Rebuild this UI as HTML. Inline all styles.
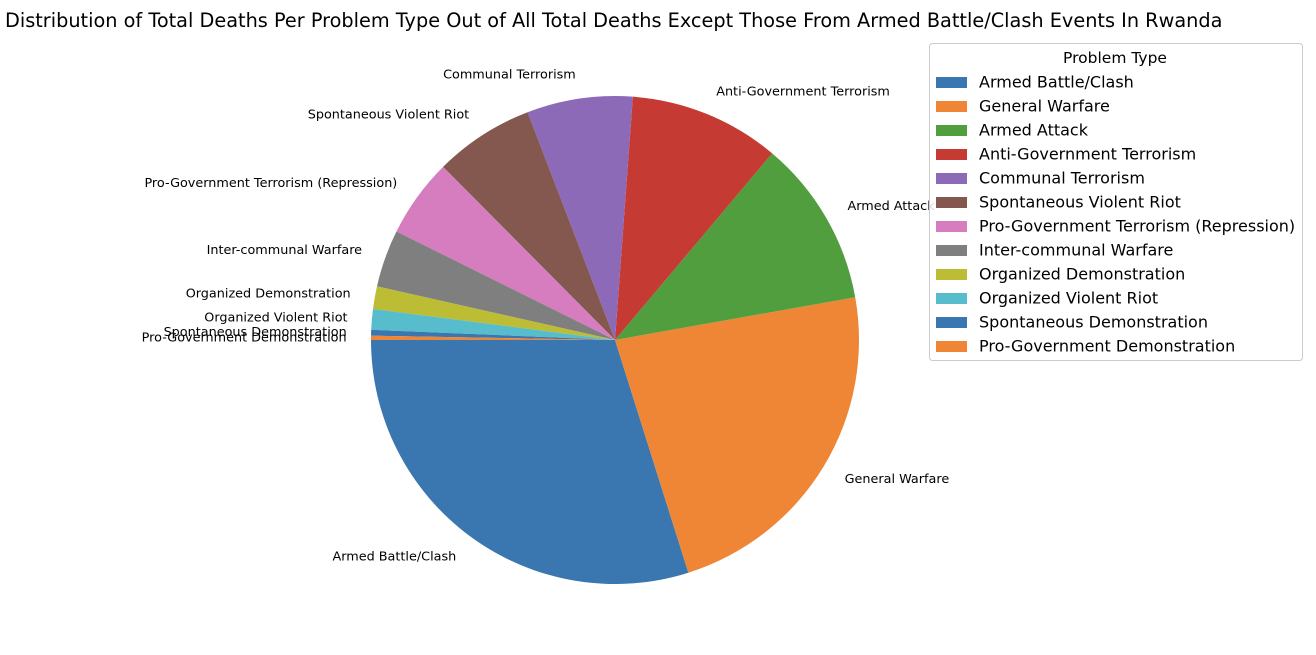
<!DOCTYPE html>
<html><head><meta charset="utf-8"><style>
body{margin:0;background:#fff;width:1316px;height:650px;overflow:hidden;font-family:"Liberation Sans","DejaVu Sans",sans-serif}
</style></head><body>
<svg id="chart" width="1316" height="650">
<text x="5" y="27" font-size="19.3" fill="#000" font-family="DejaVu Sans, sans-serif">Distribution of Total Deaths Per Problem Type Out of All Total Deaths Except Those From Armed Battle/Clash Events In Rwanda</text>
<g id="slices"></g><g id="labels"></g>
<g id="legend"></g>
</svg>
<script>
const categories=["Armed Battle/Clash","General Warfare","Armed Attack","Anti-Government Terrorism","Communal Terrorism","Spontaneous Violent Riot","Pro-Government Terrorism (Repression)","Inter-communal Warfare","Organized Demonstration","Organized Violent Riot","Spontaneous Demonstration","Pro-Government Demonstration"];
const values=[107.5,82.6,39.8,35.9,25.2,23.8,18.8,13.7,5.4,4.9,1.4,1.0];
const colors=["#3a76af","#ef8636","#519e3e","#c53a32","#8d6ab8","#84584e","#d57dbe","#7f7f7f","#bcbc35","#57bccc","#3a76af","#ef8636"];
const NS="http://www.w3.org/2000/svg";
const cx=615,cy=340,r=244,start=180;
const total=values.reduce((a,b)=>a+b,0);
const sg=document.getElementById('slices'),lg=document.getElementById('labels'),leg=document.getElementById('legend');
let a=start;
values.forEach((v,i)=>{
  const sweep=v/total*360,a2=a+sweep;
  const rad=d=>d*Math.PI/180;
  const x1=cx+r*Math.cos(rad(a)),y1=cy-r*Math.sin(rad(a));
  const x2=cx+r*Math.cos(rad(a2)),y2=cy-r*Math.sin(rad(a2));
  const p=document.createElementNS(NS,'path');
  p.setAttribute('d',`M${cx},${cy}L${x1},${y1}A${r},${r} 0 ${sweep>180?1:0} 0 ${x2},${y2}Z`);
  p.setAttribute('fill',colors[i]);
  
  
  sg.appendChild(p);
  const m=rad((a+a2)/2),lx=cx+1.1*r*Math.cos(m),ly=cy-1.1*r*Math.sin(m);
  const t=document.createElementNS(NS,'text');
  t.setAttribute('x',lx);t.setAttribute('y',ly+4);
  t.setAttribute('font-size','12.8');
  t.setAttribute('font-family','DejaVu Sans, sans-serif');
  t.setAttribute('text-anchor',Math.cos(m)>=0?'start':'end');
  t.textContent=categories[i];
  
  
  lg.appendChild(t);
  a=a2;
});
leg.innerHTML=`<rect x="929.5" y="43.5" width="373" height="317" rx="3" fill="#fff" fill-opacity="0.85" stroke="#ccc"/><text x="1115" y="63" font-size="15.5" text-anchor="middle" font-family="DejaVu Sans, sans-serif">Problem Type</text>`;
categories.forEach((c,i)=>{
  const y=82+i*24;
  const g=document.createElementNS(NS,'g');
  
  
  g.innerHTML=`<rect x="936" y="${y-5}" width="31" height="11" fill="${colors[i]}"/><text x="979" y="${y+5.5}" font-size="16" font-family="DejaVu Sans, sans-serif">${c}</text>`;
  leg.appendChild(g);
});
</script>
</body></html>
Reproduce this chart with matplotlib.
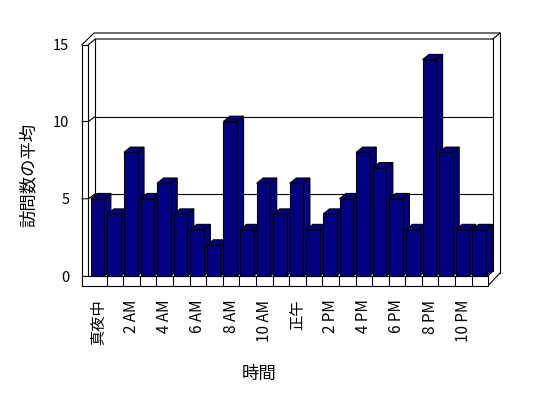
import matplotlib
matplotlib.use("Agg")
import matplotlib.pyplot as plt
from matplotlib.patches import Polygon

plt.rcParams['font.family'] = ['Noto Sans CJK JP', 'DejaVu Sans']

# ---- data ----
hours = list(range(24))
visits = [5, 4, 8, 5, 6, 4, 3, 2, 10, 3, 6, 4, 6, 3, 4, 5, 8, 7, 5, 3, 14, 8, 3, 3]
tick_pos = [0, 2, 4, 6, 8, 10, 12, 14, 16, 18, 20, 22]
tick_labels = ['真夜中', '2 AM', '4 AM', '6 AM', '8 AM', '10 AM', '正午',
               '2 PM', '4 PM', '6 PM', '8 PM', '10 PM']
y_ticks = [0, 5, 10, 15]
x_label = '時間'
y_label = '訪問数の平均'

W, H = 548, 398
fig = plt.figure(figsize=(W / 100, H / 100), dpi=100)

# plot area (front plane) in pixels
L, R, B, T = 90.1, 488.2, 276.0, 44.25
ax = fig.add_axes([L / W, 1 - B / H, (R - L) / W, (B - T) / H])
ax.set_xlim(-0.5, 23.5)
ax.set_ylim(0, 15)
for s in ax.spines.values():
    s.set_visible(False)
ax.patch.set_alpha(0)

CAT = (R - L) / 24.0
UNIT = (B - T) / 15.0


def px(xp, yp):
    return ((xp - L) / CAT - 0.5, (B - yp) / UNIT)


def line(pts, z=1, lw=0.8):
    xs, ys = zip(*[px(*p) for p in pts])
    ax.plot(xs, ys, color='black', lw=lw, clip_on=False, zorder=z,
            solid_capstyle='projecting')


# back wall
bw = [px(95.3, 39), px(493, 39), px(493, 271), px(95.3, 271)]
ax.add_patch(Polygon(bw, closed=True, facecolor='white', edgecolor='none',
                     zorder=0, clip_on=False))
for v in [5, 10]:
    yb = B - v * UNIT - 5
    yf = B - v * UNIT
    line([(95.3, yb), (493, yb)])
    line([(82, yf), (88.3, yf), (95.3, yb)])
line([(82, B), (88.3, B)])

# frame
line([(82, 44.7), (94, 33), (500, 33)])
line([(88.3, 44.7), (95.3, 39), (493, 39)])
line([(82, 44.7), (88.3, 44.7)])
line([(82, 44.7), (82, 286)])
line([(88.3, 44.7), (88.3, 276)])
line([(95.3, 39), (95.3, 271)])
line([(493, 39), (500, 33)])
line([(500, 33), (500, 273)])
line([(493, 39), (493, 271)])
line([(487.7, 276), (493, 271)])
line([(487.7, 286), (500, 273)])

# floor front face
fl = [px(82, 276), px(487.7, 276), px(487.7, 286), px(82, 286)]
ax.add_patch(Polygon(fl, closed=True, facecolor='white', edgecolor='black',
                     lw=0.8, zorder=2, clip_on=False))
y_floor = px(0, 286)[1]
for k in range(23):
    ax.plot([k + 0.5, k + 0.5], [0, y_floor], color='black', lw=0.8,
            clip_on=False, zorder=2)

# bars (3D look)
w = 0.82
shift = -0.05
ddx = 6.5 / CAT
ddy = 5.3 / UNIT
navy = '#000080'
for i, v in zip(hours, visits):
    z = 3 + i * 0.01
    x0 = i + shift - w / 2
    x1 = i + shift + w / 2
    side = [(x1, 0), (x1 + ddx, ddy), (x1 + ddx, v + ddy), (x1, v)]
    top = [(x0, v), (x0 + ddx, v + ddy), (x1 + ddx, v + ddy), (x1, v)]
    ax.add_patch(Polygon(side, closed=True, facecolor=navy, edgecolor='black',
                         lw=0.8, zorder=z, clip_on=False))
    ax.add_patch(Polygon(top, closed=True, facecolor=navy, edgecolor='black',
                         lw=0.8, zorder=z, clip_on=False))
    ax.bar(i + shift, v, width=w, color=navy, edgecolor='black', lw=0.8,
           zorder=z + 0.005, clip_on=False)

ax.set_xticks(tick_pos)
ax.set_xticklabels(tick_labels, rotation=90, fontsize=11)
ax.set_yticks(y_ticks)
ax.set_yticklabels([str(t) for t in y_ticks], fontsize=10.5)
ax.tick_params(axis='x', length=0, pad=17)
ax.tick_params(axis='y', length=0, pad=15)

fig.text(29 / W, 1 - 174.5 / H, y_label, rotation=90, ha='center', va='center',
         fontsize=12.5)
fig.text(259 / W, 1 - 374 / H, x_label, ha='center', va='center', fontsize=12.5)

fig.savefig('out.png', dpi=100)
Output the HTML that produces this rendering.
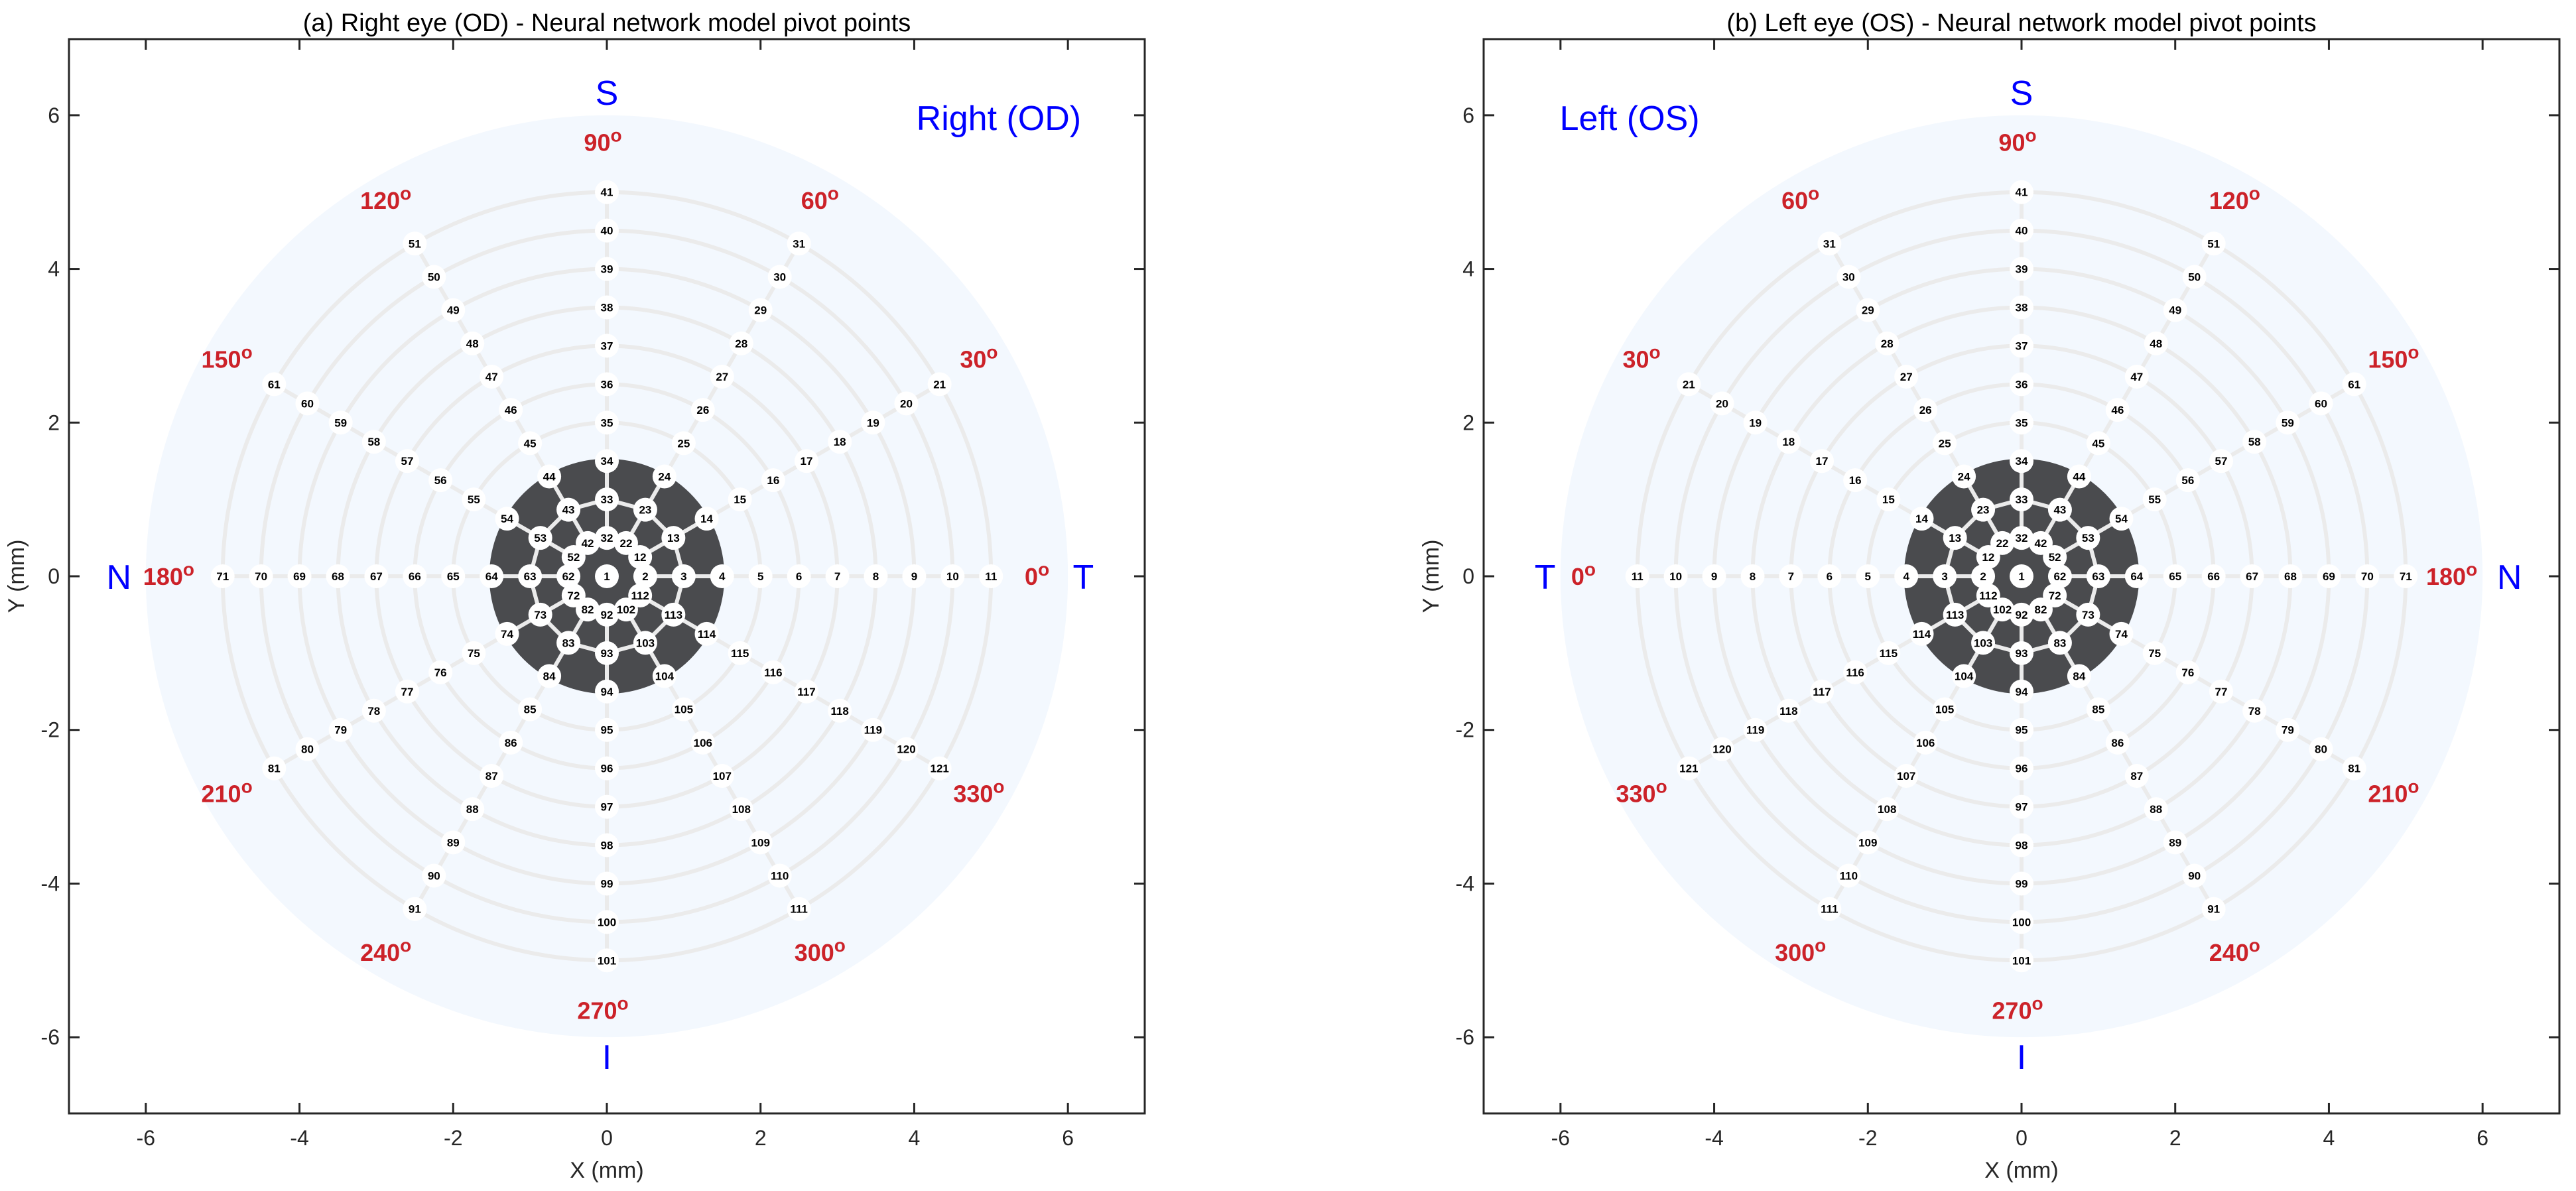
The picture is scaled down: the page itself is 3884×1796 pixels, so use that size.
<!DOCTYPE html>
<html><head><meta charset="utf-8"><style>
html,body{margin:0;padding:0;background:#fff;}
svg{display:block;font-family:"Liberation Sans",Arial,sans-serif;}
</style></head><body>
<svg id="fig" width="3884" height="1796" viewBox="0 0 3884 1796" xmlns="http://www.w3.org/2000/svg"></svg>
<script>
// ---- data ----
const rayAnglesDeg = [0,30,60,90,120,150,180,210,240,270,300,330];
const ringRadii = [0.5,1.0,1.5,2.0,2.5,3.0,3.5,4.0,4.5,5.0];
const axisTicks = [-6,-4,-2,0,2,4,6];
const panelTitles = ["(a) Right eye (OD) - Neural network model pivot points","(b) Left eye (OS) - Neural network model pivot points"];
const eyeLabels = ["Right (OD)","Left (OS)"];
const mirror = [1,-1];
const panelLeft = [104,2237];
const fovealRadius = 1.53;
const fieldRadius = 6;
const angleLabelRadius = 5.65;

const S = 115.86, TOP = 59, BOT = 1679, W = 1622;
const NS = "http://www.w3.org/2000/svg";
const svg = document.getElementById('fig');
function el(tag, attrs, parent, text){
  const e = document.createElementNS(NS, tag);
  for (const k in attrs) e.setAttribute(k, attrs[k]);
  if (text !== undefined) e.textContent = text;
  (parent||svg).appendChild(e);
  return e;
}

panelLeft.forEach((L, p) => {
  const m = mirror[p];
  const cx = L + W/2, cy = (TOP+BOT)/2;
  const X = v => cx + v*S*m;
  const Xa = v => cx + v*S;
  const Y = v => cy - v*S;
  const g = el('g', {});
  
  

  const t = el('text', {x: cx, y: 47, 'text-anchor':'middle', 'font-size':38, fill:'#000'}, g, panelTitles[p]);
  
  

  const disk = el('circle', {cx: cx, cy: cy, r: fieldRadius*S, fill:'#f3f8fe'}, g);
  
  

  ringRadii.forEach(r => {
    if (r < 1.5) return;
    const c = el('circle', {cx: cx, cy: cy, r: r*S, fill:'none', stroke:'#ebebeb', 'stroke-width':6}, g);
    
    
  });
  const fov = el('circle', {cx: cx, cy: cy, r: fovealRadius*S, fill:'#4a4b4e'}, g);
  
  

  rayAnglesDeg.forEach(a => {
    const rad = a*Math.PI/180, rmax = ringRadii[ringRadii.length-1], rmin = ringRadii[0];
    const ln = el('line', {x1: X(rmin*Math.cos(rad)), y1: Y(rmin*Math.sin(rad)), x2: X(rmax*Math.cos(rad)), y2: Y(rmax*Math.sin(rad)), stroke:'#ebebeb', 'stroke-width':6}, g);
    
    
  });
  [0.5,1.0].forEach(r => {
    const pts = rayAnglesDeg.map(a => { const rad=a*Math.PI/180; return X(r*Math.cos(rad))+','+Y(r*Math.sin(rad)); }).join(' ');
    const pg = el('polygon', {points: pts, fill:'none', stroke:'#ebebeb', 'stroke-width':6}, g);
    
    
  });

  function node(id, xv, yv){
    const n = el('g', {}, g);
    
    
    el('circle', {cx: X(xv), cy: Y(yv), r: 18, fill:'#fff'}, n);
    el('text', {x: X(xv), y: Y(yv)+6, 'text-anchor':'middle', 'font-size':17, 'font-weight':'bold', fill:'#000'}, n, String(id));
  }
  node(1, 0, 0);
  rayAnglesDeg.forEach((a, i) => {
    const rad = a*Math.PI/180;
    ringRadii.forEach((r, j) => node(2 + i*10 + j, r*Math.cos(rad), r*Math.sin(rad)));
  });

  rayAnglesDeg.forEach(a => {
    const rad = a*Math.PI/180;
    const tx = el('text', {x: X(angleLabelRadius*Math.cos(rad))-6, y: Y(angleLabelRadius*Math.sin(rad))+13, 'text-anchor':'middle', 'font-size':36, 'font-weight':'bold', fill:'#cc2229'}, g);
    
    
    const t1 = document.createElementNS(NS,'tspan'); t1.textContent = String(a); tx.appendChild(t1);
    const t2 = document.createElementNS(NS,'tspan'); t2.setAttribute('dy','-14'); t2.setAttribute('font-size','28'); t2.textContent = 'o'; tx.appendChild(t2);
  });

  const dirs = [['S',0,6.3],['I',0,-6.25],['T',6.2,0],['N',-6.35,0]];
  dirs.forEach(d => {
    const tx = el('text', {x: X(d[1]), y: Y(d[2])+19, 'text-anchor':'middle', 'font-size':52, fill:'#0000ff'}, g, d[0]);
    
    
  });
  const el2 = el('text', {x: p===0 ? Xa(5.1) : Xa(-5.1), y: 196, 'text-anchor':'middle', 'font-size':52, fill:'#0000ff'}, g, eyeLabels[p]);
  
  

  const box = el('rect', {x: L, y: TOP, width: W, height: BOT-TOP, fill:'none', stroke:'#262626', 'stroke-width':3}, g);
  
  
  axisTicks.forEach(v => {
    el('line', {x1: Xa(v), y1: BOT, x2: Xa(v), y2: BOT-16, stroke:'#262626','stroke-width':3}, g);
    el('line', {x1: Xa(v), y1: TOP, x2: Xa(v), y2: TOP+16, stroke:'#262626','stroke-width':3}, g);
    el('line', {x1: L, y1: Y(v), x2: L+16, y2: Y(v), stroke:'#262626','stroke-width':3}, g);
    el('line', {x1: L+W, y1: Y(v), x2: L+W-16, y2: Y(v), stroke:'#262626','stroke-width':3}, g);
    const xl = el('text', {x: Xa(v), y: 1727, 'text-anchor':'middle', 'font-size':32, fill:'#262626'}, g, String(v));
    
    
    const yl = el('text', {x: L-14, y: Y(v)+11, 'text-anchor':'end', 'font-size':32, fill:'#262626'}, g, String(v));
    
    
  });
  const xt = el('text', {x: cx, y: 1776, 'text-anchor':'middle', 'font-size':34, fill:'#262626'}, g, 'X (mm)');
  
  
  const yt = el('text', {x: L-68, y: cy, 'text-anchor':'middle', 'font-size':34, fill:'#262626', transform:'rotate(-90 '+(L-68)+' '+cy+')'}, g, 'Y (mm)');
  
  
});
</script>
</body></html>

• TASK TO CARRY OUT:
Give again, word for word, only the lines starting at the line with "Reproduce this chart with matplotlib." and ending at the line with "plt.rcParams['font.family'] = ['Noto", keeping both end lines; pictures stay out.

• THE SOLUTION:
Reproduce this chart with matplotlib.
import matplotlib
matplotlib.use("Agg")
import matplotlib.pyplot as plt
from matplotlib.patches import Polygon

plt.rcParams['font.family'] = ['Noto Sans CJK JP', 'DejaVu Sans']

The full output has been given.